Most times, things go smoothly but at times things go awry. Like the time I made a fantastic dish out of leftover vegetables; or that time I whipped up a carrot and vanilla sponge cake that was out of this world, using sufurias to bake it over the gas cooker; to that time I grilled the most tasty goat ribs in a pan -- I don’t have an oven so if you are feeling sufficiently philanthropic you can donate one.
DISGUSTING SOUP
But there are other experiences too like that time I made some mushroom and tomato soup that was the most disgusting thing I had ever tasted; to that time I tried my hand at mahamri and it was just a stone-like slab looking like it was having a terrible acne break-out!
And there was a time I almost burned my kitchen down when I pretended to be an expert in setting meat on fire inside a frying pan...I had watched a chef do a flambé dish on TV, so can we really blame a girl for trying? Needless to say, it was disastrous.
But the food I love best at night is ugali. I eat ugali a minimum of four times a week. And no, I am not a perfect cook but I can’t help but just eat ugali.
So, last Friday, as usual, I decided to make ugali and some really delicious fried goat meat.
I fried my osuga (traditional green vegetables) and drenched it in milk then took it off the fire so I could use that milk to warm it later; fried my goat meat, spicy and chillied, and really tasty, just the way I like it; cleaned up my kitchen; and then embarked on making my ugali.
I was huffing and puffing, and turning and twisting that ladle.

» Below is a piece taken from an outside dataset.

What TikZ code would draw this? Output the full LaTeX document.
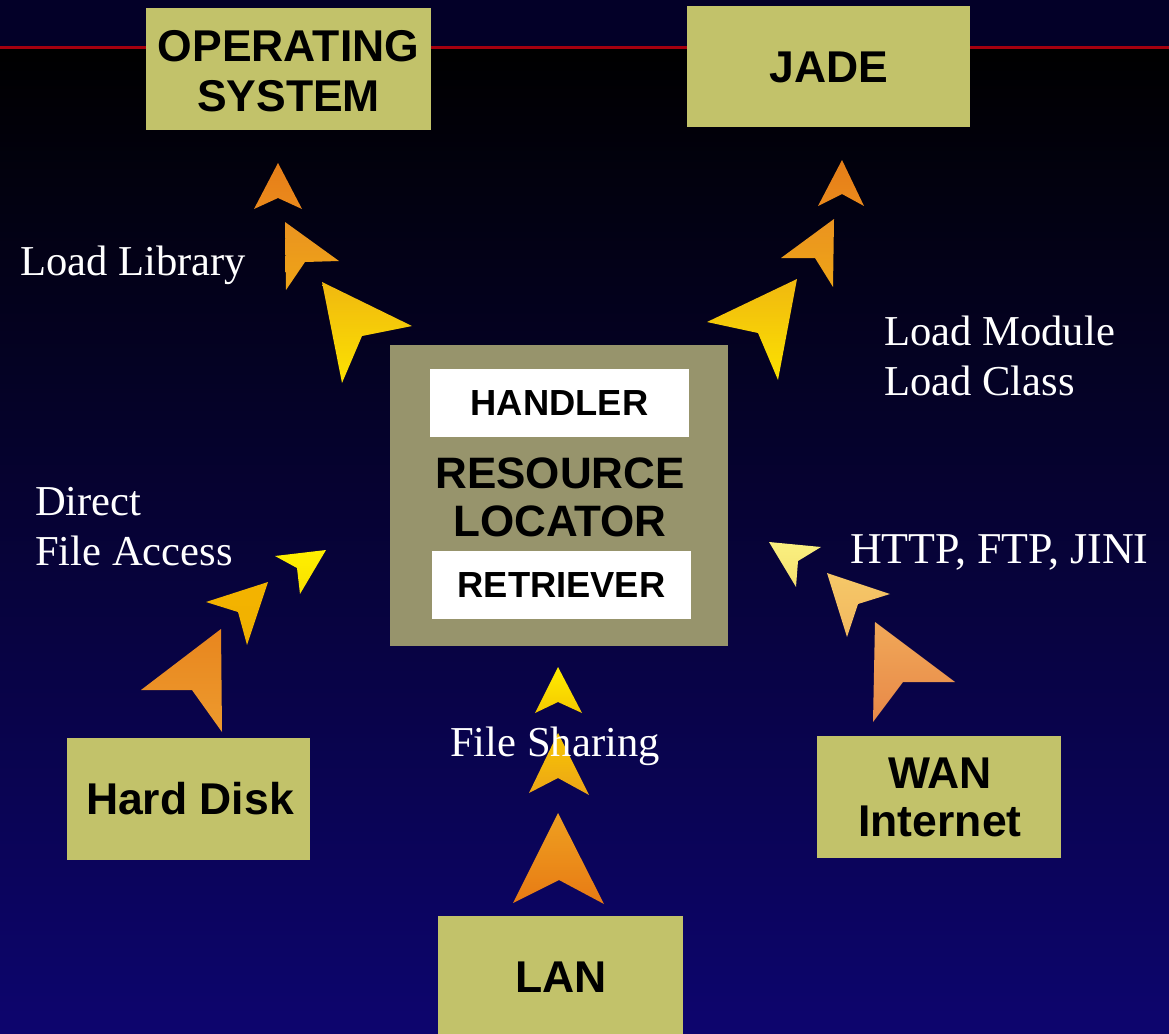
\documentclass[tikz,border=0pt]{standalone}
\usepackage{fontspec}
\setmainfont{Liberation Serif}
\setsansfont{Liberation Sans}
\definecolor{bgtop}{RGB}{3,0,40}
\definecolor{bgbot}{RGB}{13,5,110}
\definecolor{redline}{RGB}{165,0,15}
\definecolor{boxc}{RGB}{194,194,106}
\definecolor{rlc}{RGB}{151,148,108}
\definecolor{ora}{RGB}{229,126,24}
\definecolor{orb}{RGB}{235,138,28}
\definecolor{oma}{RGB}{234,147,32}
\definecolor{omb}{RGB}{239,165,22}
\definecolor{yla}{RGB}{240,184,16}
\definecolor{ylb}{RGB}{252,226,0}
\definecolor{caa}{RGB}{232,134,30}
\definecolor{cab}{RGB}{237,154,46}
\definecolor{cba}{RGB}{244,180,0}
\definecolor{cbb}{RGB}{240,176,0}
\definecolor{cca}{RGB}{255,240,0}
\definecolor{ccb}{RGB}{248,224,0}
\definecolor{daa}{RGB}{250,240,128}
\definecolor{dab}{RGB}{245,224,112}
\definecolor{dba}{RGB}{245,200,104}
\definecolor{dbb}{RGB}{242,184,96}
\definecolor{dca}{RGB}{240,168,88}
\definecolor{dcb}{RGB}{232,136,72}
\definecolor{eaa}{RGB}{255,238,0}
\definecolor{eab}{RGB}{245,200,0}
\definecolor{eba}{RGB}{248,200,0}
\definecolor{ebb}{RGB}{236,164,24}
\definecolor{eca}{RGB}{238,160,32}
\definecolor{ecb}{RGB}{232,122,20}
\newcommand\chevr[6]{\shade[top color=#5, bottom color=#6] #1 -- #2 -- #3 -- #4 -- cycle;}
\begin{document}
\begin{tikzpicture}[x=1pt,y=-1pt,
 pane/.style={fill=boxc, inner sep=0pt},
 panetext/.style={inner sep=0pt, align=center, text=black, font=\sffamily\bfseries\fontsize{44.5}{49}\selectfont},
 whitepane/.style={fill=white, inner sep=0pt, text=black, font=\sffamily\bfseries\fontsize{36.3}{40}\selectfont},
 lbl/.style={text=white, inner sep=0pt, anchor=base west, font=\fontsize{42.6}{50}\selectfont}]
\useasboundingbox (0,0) rectangle (1169,1033);
\fill[bgtop] (0,0) rectangle (1169,48);
\shade[top color=black, bottom color=bgbot] (0,48) rectangle (1169,1033);
\draw[redline, line width=2.7pt] (0,47.7) -- (1169,47.7);

% boxes
\node[pane, minimum width=285pt, minimum height=122pt] (os) at (288.5,69) {};
\node[panetext, font=\sffamily\bfseries\fontsize{44.5}{50}\selectfont] (ostext) at (288.5,71.5) {OPERATING\\SYSTEM};
\node[pane, minimum width=283pt, minimum height=121pt] (jade) at (828.5,66.5) {};
\node[panetext] (jadetext) at (829,67) {JADE};
\node[fill=rlc, minimum width=338pt, minimum height=301pt, inner sep=0pt] (rl) at (559,495.3) {};
\node[panetext, font=\sffamily\bfseries\fontsize{44}{48}\selectfont] (rltext) at (560,497) {RESOURCE\\LOCATOR};
\node[whitepane, minimum width=259pt, minimum height=68pt] (handler) at (559.5,403) {HANDLER};
\node[whitepane, minimum width=259pt, minimum height=68pt] (retriever) at (561.5,585) {RETRIEVER};
\node[pane, minimum width=243pt, minimum height=122pt] (disk) at (188.5,799) {};
\node[panetext] (disktext) at (190,799) {Hard Disk};
\node[pane, minimum width=244pt, minimum height=122pt] (wan) at (939,797) {};
\node[panetext, font=\sffamily\bfseries\fontsize{44.5}{48}\selectfont] (wantext) at (940,797.5) {WAN\\Internet};
\node[pane, minimum width=245pt, minimum height=124pt] (lan) at (560.5,978) {};
\node[panetext] (lantext) at (561,977) {LAN};

% arrowheads toward operating system
\chevr{(278,163)}{(254,209)}{(278,198)}{(302,209)}{ora}{orb}
\chevr{(285,222)}{(339,261)}{(305,262)}{(286,290)}{oma}{omb}
\chevr{(322,282)}{(412,326)}{(362,336)}{(342,383)}{yla}{ylb}
% toward jade
\chevr{(842,160)}{(818,206)}{(842,194)}{(864,206)}{ora}{orb}
\chevr{(834,219)}{(781,258)}{(815,258)}{(833,287)}{oma}{omb}
\chevr{(797,279)}{(707,322)}{(758,333)}{(778,380)}{yla}{ylb}
% from hard disk
\chevr{(221,629)}{(141,690)}{(192,690)}{(222,732)}{caa}{cab}
\chevr{(268,582)}{(206,602)}{(238,612)}{(247,645)}{cba}{cbb}
\chevr{(326,550)}{(275,556)}{(297,568)}{(300,594)}{cca}{ccb}
% from wan
\chevr{(769,542)}{(821,547)}{(798,561)}{(796,587)}{daa}{dab}
\chevr{(827,573)}{(890,594)}{(858,604)}{(847,637)}{dba}{dbb}
\chevr{(875,622)}{(955,682)}{(903,682)}{(873,722)}{dca}{dcb}
% from lan
\chevr{(558,667)}{(535,713)}{(558,702)}{(582,713)}{eaa}{eab}
\chevr{(558,733)}{(529,793)}{(558,778)}{(589,795)}{eba}{ebb}
\chevr{(558,813)}{(513,903)}{(559,880)}{(604,904)}{eca}{ecb}

% labels
\node[lbl] (loadlib) at (20,275) {Load Library};
\node[lbl] (loadmod) at (884,345) {Load Module};
\node[lbl] (loadcls) at (884,395) {Load Class};
\node[lbl] (direct) at (35,515) {Direct};
\node[lbl] (fileacc) at (35,565.7) {File Access};
\node[lbl, font=\fontsize{44}{50}\selectfont] (http) at (850,563) {HTTP, FTP, JINI};
\node[lbl, anchor=base] (share) at (555,756) {File Sharing};
\end{tikzpicture}
\end{document}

And I was adding more unga when I heard ‘puff’ and the gas was off.
I switched it off and on again, but nothing. The gas was finished. In the middle of cooking ugali. At 10pm. And the petrol station that sells gas in the estate closes at exactly 9pm!
What’s worse, this was not the first time it has happened.
Three times before, this has happened and I am always saying I will get a meko for emergencies.
It’s like my gas has a contract that says it always has to get finished late at night, always after 10pm, and only when I’m cooking ugali.
Oh, and one time it happened when I was baking my birthday cake -- it flopped in the sufuria. Since I was broke, I bought normal marble cake in the supermarket the next day.
Sometimes I wonder whether there is some supernatural power that determines that gas should get finished at that particular time!
So here I was, on a Friday night, with cold meat and mboga, and something that looked like lumpy porridge.
I poured out the porridge-like thing, served my stew and vegetables, and thanked God that I didn’t have guests. I ate my cold food in peace, making a mental note to finally buy a meko for emergencies.